Reproduce the data exactly and drop any pictures it holds.

## begin GIVEN MATERIAL

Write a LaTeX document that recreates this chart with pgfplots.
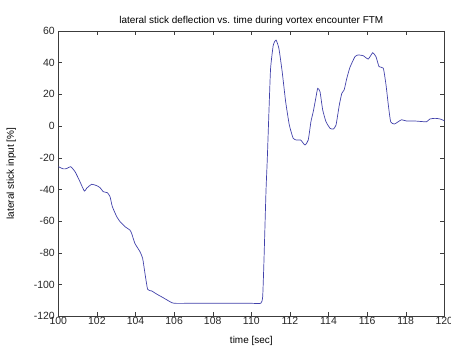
\documentclass[border=0pt]{standalone}
\usepackage{pgfplots}
\pgfplotsset{compat=1.18}
\usepackage{fontspec}
\setmainfont{Liberation Sans}
\definecolor{linec}{RGB}{65,65,170}
\definecolor{framec}{RGB}{60,60,60}
\begin{document}
\begin{tikzpicture}
\begin{axis}[
  scale only axis,
  width=386bp, height=285.3bp,
  xmin=100, xmax=120, ymin=-120, ymax=60,
  xtick={100,102,...,120}, ytick={-120,-100,...,60},
  tick align=inside,
  major tick length=4bp,
  axis line style={framec},
  every tick/.style={framec},
  /pgf/number format/assume math mode=true,
  /pgf/number format/1000 sep={},
  ticklabel style={font=\fontsize{10.5}{12}\selectfont, text=black!85},
  xticklabel style={yshift=2.5bp},
  yticklabel style={xshift=0bp},
  title={lateral stick deflection vs. time during vortex encounter FTM},
  title style={font=\fontsize{10}{12}\selectfont, yshift=-4bp},
  xlabel={time [sec]},
  ylabel={lateral stick input [\%]},
  label style={font=\fontsize{10}{12}\selectfont},
  xlabel style={yshift=-5bp},
  ylabel style={yshift=11bp},
]
\addplot[linec, line width=0.7pt, smooth, tension=0.3] coordinates {
(100,-25.6) (100.26,-27) (100.43,-26.8) (100.64,-25.6) (100.87,-28.8) (101.12,-35)
(101.35,-41) (101.47,-39.2) (101.73,-36.7) (101.99,-37.6) (102.16,-38.8) (102.33,-41.4)
(102.54,-42) (102.68,-44.5) (102.8,-50.8) (103.03,-57.2) (103.2,-60.3) (103.46,-63.5)
(103.71,-65.6) (103.8,-67.7) (103.97,-74) (104.23,-79.2) (104.37,-83.4) (104.49,-92.9)
(104.63,-103) (104.84,-104) (105.1,-106) (105.44,-108.3) (105.79,-110.8) (106,-111.8)
(107,-111.8) (108,-111.8) (109,-111.8) (110,-111.8) (110.49,-111.8)
(110.59,-107.6) (110.66,-83.4) (110.76,-41.4) (110.83,-20.3) (110.92,11.2) (111.0,36.5)
(111.14,51.2) (111.28,54.3) (111.43,49) (111.6,34.3) (111.78,15.4) (111.97,0.7)
(112.17,-7.7) (112.35,-8.8) (112.56,-8.8) (112.78,-11.9) (112.95,-8.8) (113.09,2.8)
(113.21,9.1) (113.34,17.5) (113.44,23.8) (113.56,21.7) (113.7,10.2) (113.87,2.8)
(114.08,-1.4) (114.25,-1.8) (114.39,0.7) (114.56,13.3) (114.69,20.7) (114.81,22.8)
(114.95,30.2) (115.11,37) (115.37,43.8) (115.54,44.9) (115.8,44.4) (116.06,42.3)
(116.29,46.3) (116.46,43.8) (116.62,37.5) (116.84,36.5) (116.98,26) (117.1,13.3)
(117.22,2.8) (117.41,1.3) (117.62,2.8) (117.79,4.0) (118.05,3.2) (118.48,3.2)
(118.91,2.8) (119.09,2.8) (119.26,4.5) (119.52,4.9) (119.78,4.5) (120,3.4)
};
\end{axis}
\pgfresetboundingbox
\path (current axis.south west) ++(-58.3bp,-29.7bp) coordinate (bl);
\path (current axis.north east) ++(6.7bp,31bp) coordinate (tr);
\path (bl) rectangle (tr);
\end{tikzpicture}
\end{document}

## end GIVEN MATERIAL

RIGHT ANSWER |
Write a LaTeX document that recreates this chart with pgfplots.
\documentclass[border=0pt]{standalone}
\usepackage{pgfplots}
\pgfplotsset{compat=1.18}
\usepackage{fontspec}
\setmainfont{Liberation Sans}
\definecolor{linec}{RGB}{65,65,170}
\definecolor{framec}{RGB}{60,60,60}
\begin{document}
\begin{tikzpicture}
\begin{axis}[
  scale only axis,
  width=386bp, height=285.3bp,
  xmin=100, xmax=120, ymin=-120, ymax=60,
  xtick={100,102,...,120}, ytick={-120,-100,...,60},
  tick align=inside,
  major tick length=4bp,
  axis line style={framec},
  every tick/.style={framec},
  /pgf/number format/assume math mode=true,
  /pgf/number format/1000 sep={},
  ticklabel style={font=\fontsize{10.5}{12}\selectfont, text=black!85},
  xticklabel style={yshift=2.5bp},
  yticklabel style={xshift=0bp},
  title={lateral stick deflection vs. time during vortex encounter FTM},
  title style={font=\fontsize{10}{12}\selectfont, yshift=-4bp},
  xlabel={time [sec]},
  ylabel={lateral stick input [\%]},
  label style={font=\fontsize{10}{12}\selectfont},
  xlabel style={yshift=-5bp},
  ylabel style={yshift=11bp},
]
\addplot[linec, line width=0.7pt, smooth, tension=0.3] coordinates {
(100,-25.6) (100.26,-27) (100.43,-26.8) (100.64,-25.6) (100.87,-28.8) (101.12,-35)
(101.35,-41) (101.47,-39.2) (101.73,-36.7) (101.99,-37.6) (102.16,-38.8) (102.33,-41.4)
(102.54,-42) (102.68,-44.5) (102.8,-50.8) (103.03,-57.2) (103.2,-60.3) (103.46,-63.5)
(103.71,-65.6) (103.8,-67.7) (103.97,-74) (104.23,-79.2) (104.37,-83.4) (104.49,-92.9)
(104.63,-103) (104.84,-104) (105.1,-106) (105.44,-108.3) (105.79,-110.8) (106,-111.8)
(107,-111.8) (108,-111.8) (109,-111.8) (110,-111.8) (110.49,-111.8)
(110.59,-107.6) (110.66,-83.4) (110.76,-41.4) (110.83,-20.3) (110.92,11.2) (111.0,36.5)
(111.14,51.2) (111.28,54.3) (111.43,49) (111.6,34.3) (111.78,15.4) (111.97,0.7)
(112.17,-7.7) (112.35,-8.8) (112.56,-8.8) (112.78,-11.9) (112.95,-8.8) (113.09,2.8)
(113.21,9.1) (113.34,17.5) (113.44,23.8) (113.56,21.7) (113.7,10.2) (113.87,2.8)
(114.08,-1.4) (114.25,-1.8) (114.39,0.7) (114.56,13.3) (114.69,20.7) (114.81,22.8)
(114.95,30.2) (115.11,37) (115.37,43.8) (115.54,44.9) (115.8,44.4) (116.06,42.3)
(116.29,46.3) (116.46,43.8) (116.62,37.5) (116.84,36.5) (116.98,26) (117.1,13.3)
(117.22,2.8) (117.41,1.3) (117.62,2.8) (117.79,4.0) (118.05,3.2) (118.48,3.2)
(118.91,2.8) (119.09,2.8) (119.26,4.5) (119.52,4.9) (119.78,4.5) (120,3.4)
};
\end{axis}
\pgfresetboundingbox
\path (current axis.south west) ++(-58.3bp,-29.7bp) coordinate (bl);
\path (current axis.north east) ++(6.7bp,31bp) coordinate (tr);
\path (bl) rectangle (tr);
\end{tikzpicture}
\end{document}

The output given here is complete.